No estado de natureza há potentia, a força individual, o poder de facto, no Estado, potestas, uma delegação da força dos indivíduos, de carácter supra-individual. O individualismo possessivo gera assim um totalitarismo racional. O Leviathan tem um corpo, a sociedade civil, e uma alma, o soberano, o que lhe dá movimento, detendo tanto a espada, o símbolo do poder temporal, como o báculo, o símbolo do poder espiritual.

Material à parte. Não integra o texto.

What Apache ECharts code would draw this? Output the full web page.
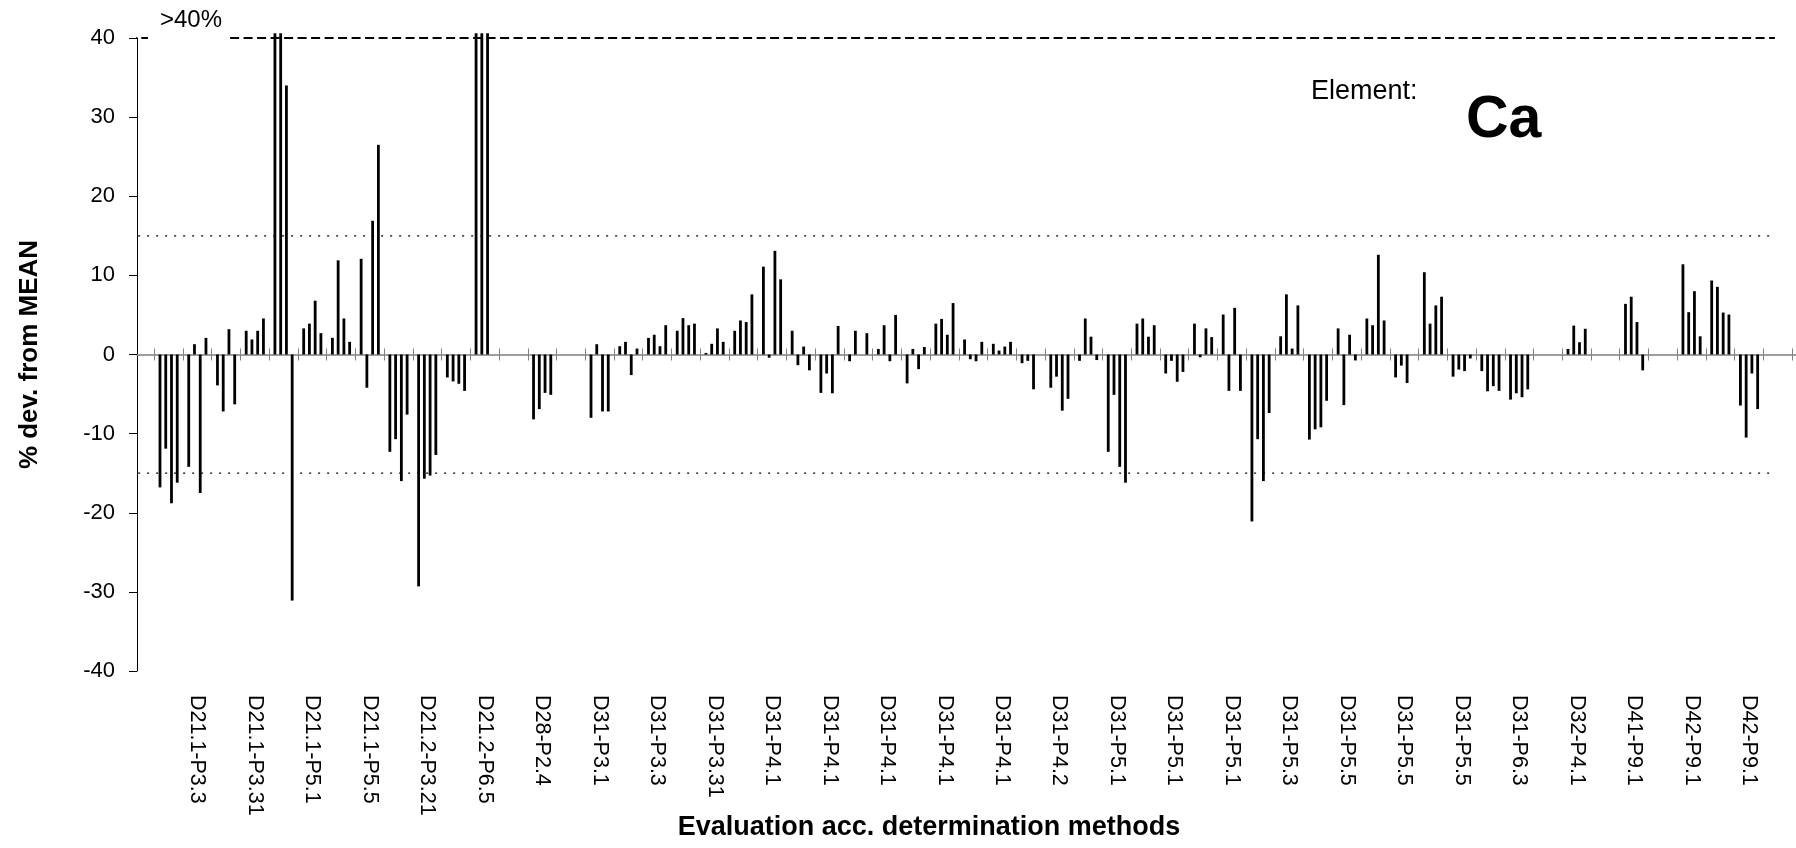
<!DOCTYPE html>
<html><head><meta charset="utf-8">
<script src="https://cdn.jsdelivr.net/npm/echarts@6/dist/echarts.min.js"></script>
<style>html,body{margin:0;padding:0;background:#fff}#c{width:1796px;height:848px}</style>
</head><body><div id="c"></div>
<script>
// Labels shown under every second lab group
var labLabels = ['D21.1-P3.3','D21.1-P3.31','D21.1-P5.1','D21.1-P5.5','D21.2-P3.21','D21.2-P6.5','D28-P2.4',
  'D31-P3.1','D31-P3.3','D31-P3.31','D31-P4.1','D31-P4.1','D31-P4.1','D31-P4.1','D31-P4.1','D31-P4.2',
  'D31-P5.1','D31-P5.1','D31-P5.1','D31-P5.3','D31-P5.5','D31-P5.5','D31-P5.5','D31-P6.3','D32-P4.1',
  'D41-P9.1','D42-P9.1','D42-P9.1'];
// % deviation from mean, four replicate results per lab group (values >40 shown capped)
var rep1 = [-16.8,-14.2,-3.9,3.0,40.6,3.3,2.1,12.1,-12.3,-29.3,-2.9,40.6,null,-8.2,null,-8.0,1.05,2.1,3.0,0.2,3.0,11.1,3.0,-4.85,-0.85,0.7,-3.65,3.9,1.9,1.35,-1.1,-4.2,-0.8,-12.3,3.9,-2.4,3.9,5.05,-21.1,2.3,-10.75,3.3,4.55,-2.9,10.4,-2.8,-2.1,-5.7,null,0.7,null,6.4,null,11.4,9.35,-6.45,null];
var rep2 = [-11.9,1.3,-7.2,1.9,40.6,3.9,11.9,-4.2,-10.7,-15.7,-3.4,40.6,null,-6.9,null,1.3,1.6,2.5,4.6,1.35,4.3,-0.4,-1.35,-2.4,3.0,3.7,0.7,4.5,-0.6,0.5,-0.8,-2.8,4.55,-5.1,4.55,-0.8,-0.35,-4.6,-10.7,7.6,-9.45,-6.4,3.7,-1.4,3.9,-1.9,-4.65,-4.9,null,3.65,null,7.3,null,5.35,8.55,-10.5,null];
var rep3 = [-18.8,-17.5,3.2,3.0,34.0,6.8,4.55,16.9,-16.0,-15.3,-3.7,40.6,null,-4.85,null,-7.2,-2.6,1.05,3.7,3.3,4.1,13.1,1.0,-4.9,null,-0.85,-1.85,2.5,-0.85,1.0,-4.4,-7.1,2.25,-14.2,2.25,-3.45,3.3,5.9,-16.0,0.75,-9.2,2.5,12.6,-3.6,6.2,-2.1,-4.0,-5.4,null,1.55,null,4.1,null,8.0,5.3,-2.4,null];
var rep4 = [-16.2,2.1,-6.3,4.55,-31.1,2.7,1.6,26.5,-7.6,-12.7,-4.6,null,null,-5.1,null,-7.2,0.75,3.7,3.9,1.6,7.6,9.5,-2.0,3.6,2.7,5.0,0.95,6.5,1.6,1.6,null,-5.6,-0.7,-16.2,3.7,-2.2,2.2,-4.6,-7.4,6.2,-5.85,-0.75,4.3,null,7.3,-0.5,-4.6,-4.4,null,3.25,null,-2.0,null,2.3,5.05,-6.9,null];
// reference levels
var capLevel = 40;
var limitLevels = [15, -15];
// extents of reference lines in slot units (1 slot = 1/5 of a lab group)
var capSegments = [[-1.6, 1.9], [16.2, 285]];
var limitSpan = [0.2, 285];

var labs = [];
for (var j = 0; j < rep1.length; j++) labs.push(j % 2 === 1 ? labLabels[(j - 1) / 2] : '');

var FONT = '"Liberation Sans", Arial, sans-serif';
var SLOT = 5.747, LEFT = 137, TOP = 38, BOTTOM = 177;
var slotsTotal = (1796 - LEFT) / SLOT;

function lineSeries(data, style) {
  return { type: 'line', xAxisIndex: 0, yAxisIndex: 0, data: data, symbol: 'none', clip: false,
    silent: true, animation: false, lineStyle: style, z: 1 };
}
var refSeries = [];
capSegments.forEach(function (s) {
  refSeries.push(lineSeries([[s[0], capLevel], [s[1], capLevel]], {color: '#000', width: 2, type: [9, 4.5]}));
});
limitLevels.forEach(function (v) {
  refSeries.push(lineSeries([[limitSpan[0], v], [limitSpan[1], v]], {color: '#000', width: 1.2, type: [2, 7]}));
});

function barSeries(d) {
  return { type: 'bar', xAxisIndex: 1, yAxisIndex: 1, data: d, barWidth: 2.8, barGap: '105.2%',
    itemStyle: {color: '#000'}, clip: false, animation: false, z: 3 };
}

var catAxisBase = { type: 'category', gridIndex: 1, data: labs, boundaryGap: true };
var option = {
  animation: false,
  backgroundColor: '#fff',
  grid: [
    {left: LEFT, right: 0, top: TOP, bottom: BOTTOM},
    {left: LEFT + 3 * SLOT, right: 1796 - (LEFT + 3 * SLOT + 57 * 5 * SLOT), top: TOP, bottom: BOTTOM}
  ],
  xAxis: [
    {type: 'value', gridIndex: 0, min: 0, max: slotsTotal, axisLine: {show: true, onZero: true, lineStyle: {color: '#808080', width: 1.5}},
      axisTick: {show: false}, axisLabel: {show: false}, splitLine: {show: false}},
    Object.assign({}, catAxisBase, {position: 'bottom', axisLine: {show: false, onZero: false}, axisTick: {show: false},
      axisLabel: {interval: 0, rotate: -90, margin: 24, color: '#000', fontFamily: FONT, fontSize: 21.5}}),
    Object.assign({}, catAxisBase, {axisLine: {show: false, onZero: true, onZeroAxisIndex: 1},
      axisTick: {show: true, interval: 0, length: 6, inside: false, lineStyle: {color: '#808080', width: 1}}, axisLabel: {show: false}}),
    Object.assign({}, catAxisBase, {axisLine: {show: false, onZero: true, onZeroAxisIndex: 1},
      axisTick: {show: true, interval: 0, length: 6, inside: true, lineStyle: {color: '#808080', width: 1}}, axisLabel: {show: false}})
  ],
  yAxis: [
    {type: 'value', gridIndex: 0, min: -40, max: 40, interval: 10,
      axisLine: {show: true, lineStyle: {color: '#000', width: 1}},
      axisTick: {show: true, length: 8, lineStyle: {color: '#000'}},
      axisLabel: {color: '#000', fontFamily: FONT, fontSize: 22, margin: 22},
      splitLine: {show: false},
      name: '% dev. from MEAN', nameLocation: 'middle', nameRotate: 90, nameGap: 94,
      nameTextStyle: {color: '#000', fontFamily: FONT, fontSize: 26, fontWeight: 'bold'}},
    {type: 'value', gridIndex: 1, min: -40, max: 40, interval: 10, show: false}
  ],
  series: refSeries.concat([barSeries(rep1), barSeries(rep2), barSeries(rep3), barSeries(rep4)]),
  graphic: [
    {type: 'text', x: 160, y: 20, style: {text: '>40%', font: '24px ' + FONT, fill: '#000', verticalAlign: 'middle'}},
    {type: 'text', x: 1311, y: 92, style: {text: 'Element:', font: '27px ' + FONT, fill: '#000', verticalAlign: 'middle'}},
    {type: 'text', x: 1466, y: 121, style: {text: 'Ca', font: 'bold 59px ' + FONT, fill: '#000', verticalAlign: 'middle'}},
    {type: 'text', x: 929, y: 828, style: {text: 'Evaluation acc. determination methods', font: 'bold 27px ' + FONT, fill: '#000', align: 'center', verticalAlign: 'middle'}}
  ]
};
var chart = echarts.init(document.getElementById('c'), null, {renderer: 'canvas'});
chart.setOption(option);
</script></body></html>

No estado de natureza, onde homo hominis lupum, há bellum omnium contra omnes. Porque todos os homens se odeiam naturalmente uns aos outros. Na república, pelo contrário, instaura-se a segurança, funciona o salus populi essa suprema lex, vencendo-se essa anterior guerra perpétua de cada homem contra outro homem, onde tudo pertence àquele que conservar a força. Um Estado construído pela arte do homem imitando a arte de Deus.

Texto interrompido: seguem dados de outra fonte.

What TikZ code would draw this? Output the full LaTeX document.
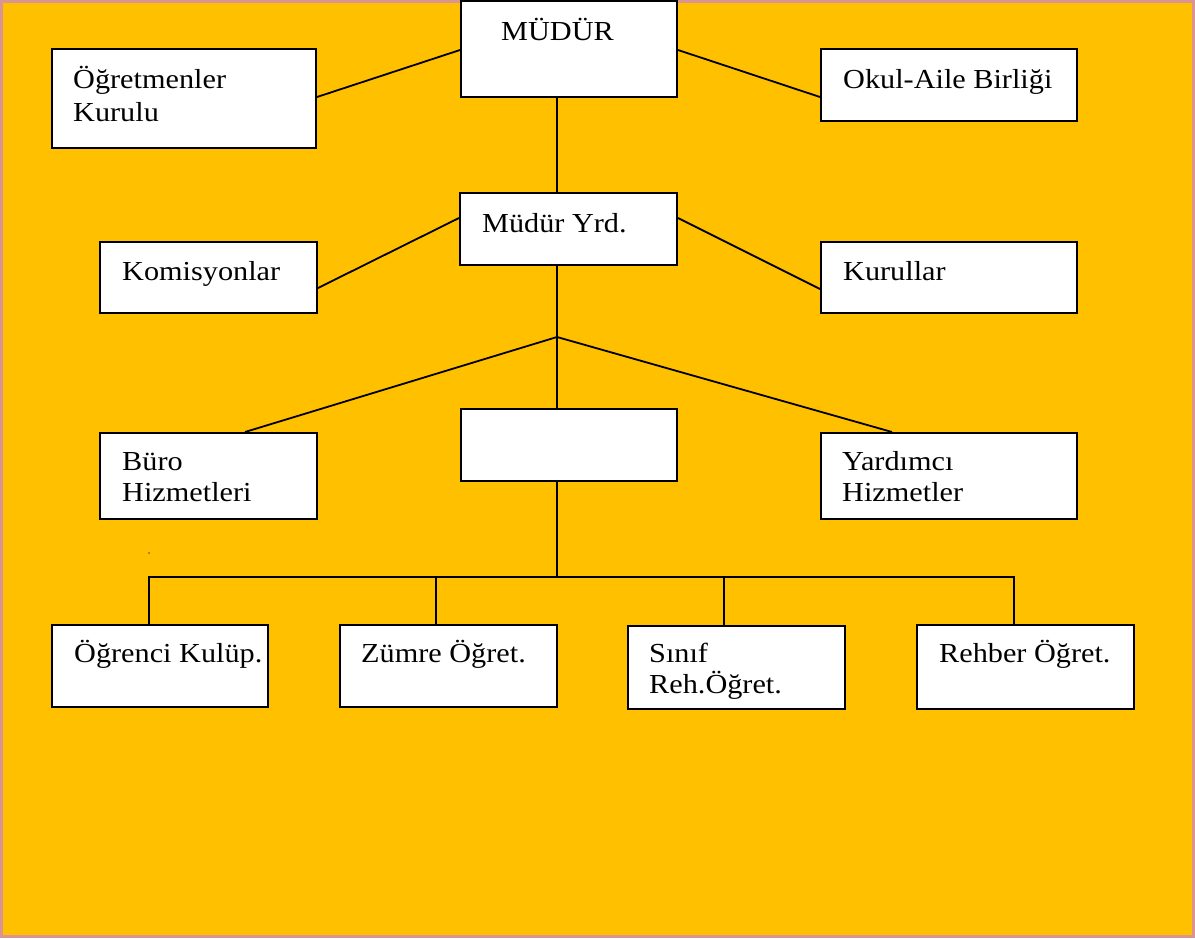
\documentclass[tikz,border=0pt]{standalone}
\usepackage{fontspec}
\setmainfont{Liberation Serif}[FakeStretch=1.1]
\usetikzlibrary{calc}
\definecolor{bgorange}{HTML}{FFC000}
\definecolor{rimpink}{HTML}{D99594}
\tikzset{
  orgbox/.style={draw=black, line width=2pt, fill=white, inner sep=0pt, minimum width=#1},
  conn/.style={draw=black, line width=1.8pt},
  lbl/.style={anchor=base west, inner sep=0pt, font=\fontsize{27.5}{31}\selectfont}
}
\begin{document}
\begin{tikzpicture}[x=1pt, y=-1pt]
\useasboundingbox (0,0) rectangle (1195,938);
\fill[bgorange] (0,0) rectangle (1195,938);
\draw[rimpink, line width=3pt] (1.5,1.5) rectangle (1193.5,936.5);
\newcommand{\obox}[5]{\node[orgbox={#4-#2}, minimum height={#5-#3}] (#1) at ({(#2+#4)/2},{(#3+#5)/2}) {};}
\coordinate (jn) at (557,337);
\coordinate (busc) at (557,577);
\coordinate (d1) at (148.6,577);
\coordinate (d2) at (436,577);
\coordinate (d3) at (724,577);
\coordinate (d4) at (1014,577);
% boxes
\obox{mudur}{461}{1}{677}{97}
\obox{ogr}{52}{49}{316}{148}
\obox{okul}{821}{49}{1077}{121}
\obox{yrd}{460}{193}{677}{265}
\obox{kom}{100}{242}{317}{313}
\obox{kur}{821}{242}{1077}{313}
\obox{empty}{461}{409}{677}{481}
\obox{buro}{100}{433}{317}{519}
\obox{yard}{821}{433}{1077}{519}
\obox{ogrk}{52}{625}{268}{707}
\obox{zumre}{340}{625}{557}{707}
\obox{sinif}{628}{626}{845}{709}
\obox{rehber}{917}{625}{1134}{709}
% texts
\node[lbl] (tmudur) at (501,40) {MÜDÜR};
\node[lbl] (togr1) at (73,88) {Öğretmenler};
\node[lbl] (togr2) at (73,121) {Kurulu};
\node[lbl] (tokul) at (843,88) {Okul-Aile Birliği};
\node[lbl] (tyrd) at (482,232) {Müdür Yrd.};
\node[lbl] (tkom) at (122,280) {Komisyonlar};
\node[lbl] (tkur) at (843,280) {Kurullar};
\node[lbl] (tburo1) at (122,470) {Büro};
\node[lbl] (tburo2) at (122,501) {Hizmetleri};
\node[lbl] (tyard1) at (842,470) {Yardımcı};
\node[lbl] (tyard2) at (842,501) {Hizmetler};
\node[lbl] (togrk) at (74,662) {Öğrenci Kulüp.};
\node[lbl] (tzumre) at (361,662) {Zümre Öğret.};
\node[lbl] (tsinif1) at (649,662) {Sınıf};
\node[lbl] (tsinif2) at (649,693) {Reh.Öğret.};
\node[lbl] (trehber) at (939,662) {Rehber Öğret.};
% connectors
\draw[conn] ($(ogr.east)+(0,-1.5)$) -- ($(mudur.west)+(0,1)$);
\draw[conn] ($(mudur.east)+(0,1)$) -- ($(okul.west)+(0,12)$);
\draw[conn] ($(mudur.south)+(-12,0)$) -- ($(yrd.north)+(-11.5,0)$);
\draw[conn] ($(kom.east)+(0,10.5)$) -- ($(yrd.west)+(0,-11)$);
\draw[conn] ($(yrd.east)+(0,-11)$) -- ($(kur.west)+(0,11.5)$);
\draw[conn] ($(yrd.south)+(-11.5,0)$) -- (jn) -- ($(empty.north)+(-12,0)$);
\draw[conn, line join=round] ($(buro.north)+(36.5,0)$) -- (jn) -- ($(yard.north)+(-57,0)$);
\draw[conn] ($(empty.south)+(-12,0)$) -- (busc);
\draw[conn, line cap=rect] (d1) -- (d4);
\draw[conn] (d1) -- (d1 |- ogrk.north);
\draw[conn] (d2) -- (d2 |- zumre.north);
\draw[conn] (d3) -- (d3 |- sinif.north);
\draw[conn] (d4) -- (d4 |- rehber.north);
\fill[black!70] (149,553) circle (0.8);
\end{tikzpicture}
\end{document}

Vence-se assim o estado de natureza, onde a razão é filha da necessidade, onde a medida do direito é a utilidade, onde a própria liberdade é entendida como mera ausência de obstáculos externos, porque domina o medo da morte, o desejo de conservação e a luta pela vida.
O velho Hobbes foi de facto o filósofo da burguesia. Foi ele que inventou a teoria justificadora do pensamento dominante, porque nos veio trazer a tal necessidade de coonciliarmos o estadualismo com o o individualismo, fazendo com que nascessem tanto o Estado Moderno como o capitalismo que são irmãos gémeos, ao contrário do que decretam algumas ideologias vesgas pelo dogmatismo e que ainda andam para aí a proclamar que há esquerdas e direitas ideologicamente puras. Continuo a preferir Aristóteles, São Tomás de Aquino, Rousseau e Kant. Prefiro o optimismo antropológico. Dá mais esperança aos desesperados. E um dia a história deixará de ser escrita pelos vencedores.